* **REQUEST**: Retype word for word the first line of the listing and each line after it up to the line with "(0,0) rectangle (1224,537);", with the pictures taken out.

┌─ MATERIAL PROVIDED

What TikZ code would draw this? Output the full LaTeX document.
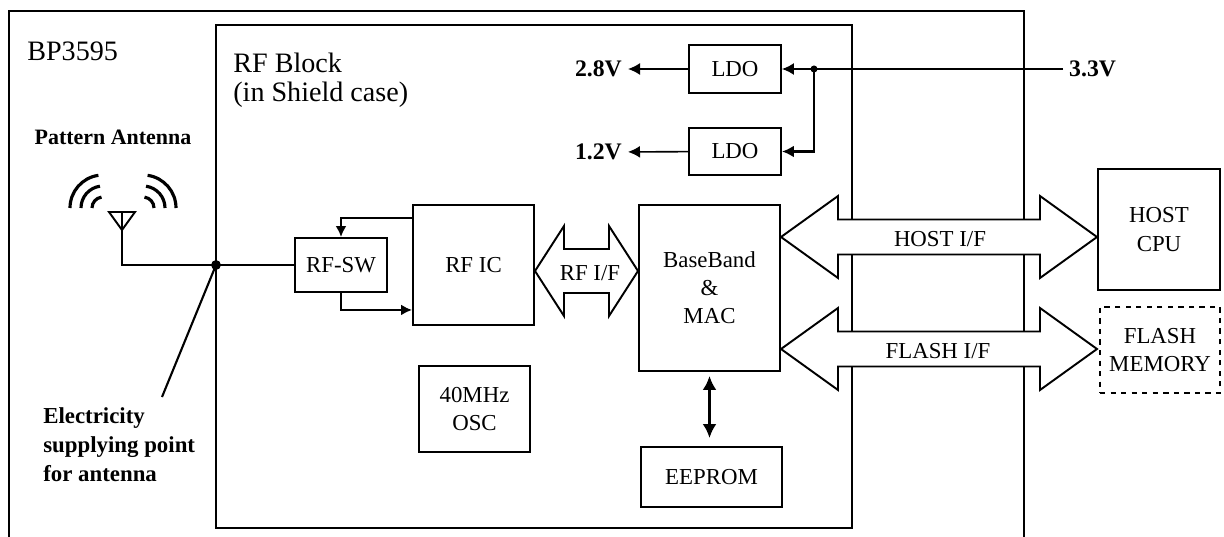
\documentclass[tikz,border=0pt]{standalone}
\usepackage{fontspec}
\setmainfont{Liberation Serif}
\usetikzlibrary{arrows.meta,calc}

% big hollow double arrow: x1, x2, y, shaft half, head half, head length
\newcommand{\fatarrow}[6]{%
\draw[fat] (#1,#3) -- (#1+#6,#3-#5) -- (#1+#6,#3-#4) -- (#2-#6,#3-#4) -- (#2-#6,#3-#5) -- (#2,#3)
  -- (#2-#6,#3+#5) -- (#2-#6,#3+#4) -- (#1+#6,#3+#4) -- (#1+#6,#3+#5) -- cycle;}

\begin{document}
\begin{tikzpicture}[x=0.02cm,y=-0.02cm,
  blk/.style={draw,line width=1.1pt,align=center,inner sep=0pt,font=\fontsize{13}{16}\selectfont},
  fat/.style={draw,fill=white,line width=1.1pt},
  pow/.style={line width=0.9pt,-{Latex[length=2.4mm,width=2.4mm]}},
  volt/.style={font=\bfseries\fontsize{13.5}{16}\selectfont},
  lbl/.style={font=\fontsize{13}{16}\selectfont}]
\useasboundingbox (0,0) rectangle (1224,537);

% module and shield
\draw[line width=1.6pt] (9,545) -- (9,11) -- (1024,11) -- (1024,545);
\draw[line width=1.6pt] (216,25) rectangle (852,528);
\node[anchor=west,inner sep=0pt,font=\fontsize{16}{18}\selectfont] (bp) at (27,51) {BP3595};
\node[anchor=north west,inner sep=0pt,align=left,font=\fontsize{16}{16.5}\selectfont] (rfblk) at (233,53) {RF Block\\(in Shield case)};

% interfaces
\fatarrow{781}{1097}{237}{17.5}{41}{57}
\fatarrow{781}{1097}{349}{17.5}{41}{57}
\fatarrow{535}{638}{271}{22}{45}{29}
\node[lbl] (hostif) at (940,239) {HOST I/F};
\node[lbl] (flashif) at (938,351) {FLASH I/F};
\node[lbl] (rfif) at (590,273) {RF I/F};

% blocks
\node[blk,minimum width=1.84cm,minimum height=0.96cm] (ldoa) at (735,69) {LDO};
\node[blk,minimum width=1.84cm,minimum height=0.94cm] (ldob) at (735,151.5) {LDO};
\node[blk,minimum width=1.84cm,minimum height=1.08cm] (rfsw) at (341,265) {RF-SW};
\node[blk,minimum width=2.42cm,minimum height=2.40cm] (rfic) at (473.5,265) {RF IC};
\node[blk,minimum width=2.82cm,minimum height=3.32cm] (bb) at (709.5,288) {BaseBand\\\&\\MAC};
\node[blk,minimum width=2.82cm,minimum height=1.20cm] (eep) at (711.5,477) {EEPROM};
\node[blk,minimum width=2.22cm,minimum height=1.72cm] (osc) at (474.5,409) {40MHz\\OSC};
\node[blk,minimum width=2.44cm,minimum height=2.42cm] (cpu) at (1159,229.5) {HOST\\CPU};
\node[blk,dashed,minimum width=2.40cm,minimum height=1.72cm] (flash) at (1160,350) {FLASH\\MEMORY};

% power
\node[volt,anchor=east] (va) at (628,69) {2.8V};
\node[volt,anchor=east] (vb) at (628,152) {1.2V};
\node[volt,anchor=west] (vin) at (1063,69) {3.3V};
\coordinate (tap) at (814,69);
\draw[pow] (ldoa) -- (va);
\draw[pow] (ldob) -- (vb);
\draw[pow] (vin) -- (ldoa);
\draw[pow,line width=1.4pt] (tap) |- (ldob);
\fill (tap) circle[radius=2pt];

% antenna
\node[font=\bfseries\fontsize{12.5}{15}\selectfont] (pat) at (113,137) {Pattern Antenna};
\coordinate (feed) at (216,265);
\coordinate (ant) at (122,212);
\draw[line width=1.1pt] (109,212) -- (135,212) -- (122,230) -- cycle;
\foreach \r in {11,22,33} {
  \draw[line width=1.8pt] (103-\r,208) arc[start angle=180,end angle=262,radius=\r];
  \draw[line width=1.8pt] (143+\r,208) arc[start angle=360,end angle=278,radius=\r];
}
\draw[line width=1.4pt] (ant) -- (122,265) -- (feed) -- (rfsw);
\fill (feed) circle[radius=2.8pt];
\node[anchor=north west,align=left,inner sep=0pt,font=\bfseries\fontsize{13}{16.7}\selectfont] (elec) at (43,407) {Electricity\\supplying point\\for antenna};
\coordinate (elecend) at (162,397);
\draw[line width=1.2pt] (feed) -- (elecend);

% rf switch paths
\draw[line width=1.4pt,-{Latex[length=2.2mm,width=2.2mm]}] ([yshift=-0.28cm]rfic.north west) -| (rfsw.north);
\draw[line width=1.4pt,-{Latex[length=2.2mm,width=2.2mm]}] (rfsw.south) |- ([yshift=0.32cm]rfic.south west);
\draw[line width=1.6pt,{Latex[length=2.8mm,width=2.8mm]}-{Latex[length=2.8mm,width=2.8mm]},shorten <=0.08cm,shorten >=0.16cm] (bb.south) -- (bb.south |- eep.north);
\end{tikzpicture}
\end{document}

└─

* **FULL ANSWER**:
What TikZ code would draw this? Output the full LaTeX document.
\documentclass[tikz,border=0pt]{standalone}
\usepackage{fontspec}
\setmainfont{Liberation Serif}
\usetikzlibrary{arrows.meta,calc}

% big hollow double arrow: x1, x2, y, shaft half, head half, head length
\newcommand{\fatarrow}[6]{%
\draw[fat] (#1,#3) -- (#1+#6,#3-#5) -- (#1+#6,#3-#4) -- (#2-#6,#3-#4) -- (#2-#6,#3-#5) -- (#2,#3)
  -- (#2-#6,#3+#5) -- (#2-#6,#3+#4) -- (#1+#6,#3+#4) -- (#1+#6,#3+#5) -- cycle;}

\begin{document}
\begin{tikzpicture}[x=0.02cm,y=-0.02cm,
  blk/.style={draw,line width=1.1pt,align=center,inner sep=0pt,font=\fontsize{13}{16}\selectfont},
  fat/.style={draw,fill=white,line width=1.1pt},
  pow/.style={line width=0.9pt,-{Latex[length=2.4mm,width=2.4mm]}},
  volt/.style={font=\bfseries\fontsize{13.5}{16}\selectfont},
  lbl/.style={font=\fontsize{13}{16}\selectfont}]
\useasboundingbox (0,0) rectangle (1224,537);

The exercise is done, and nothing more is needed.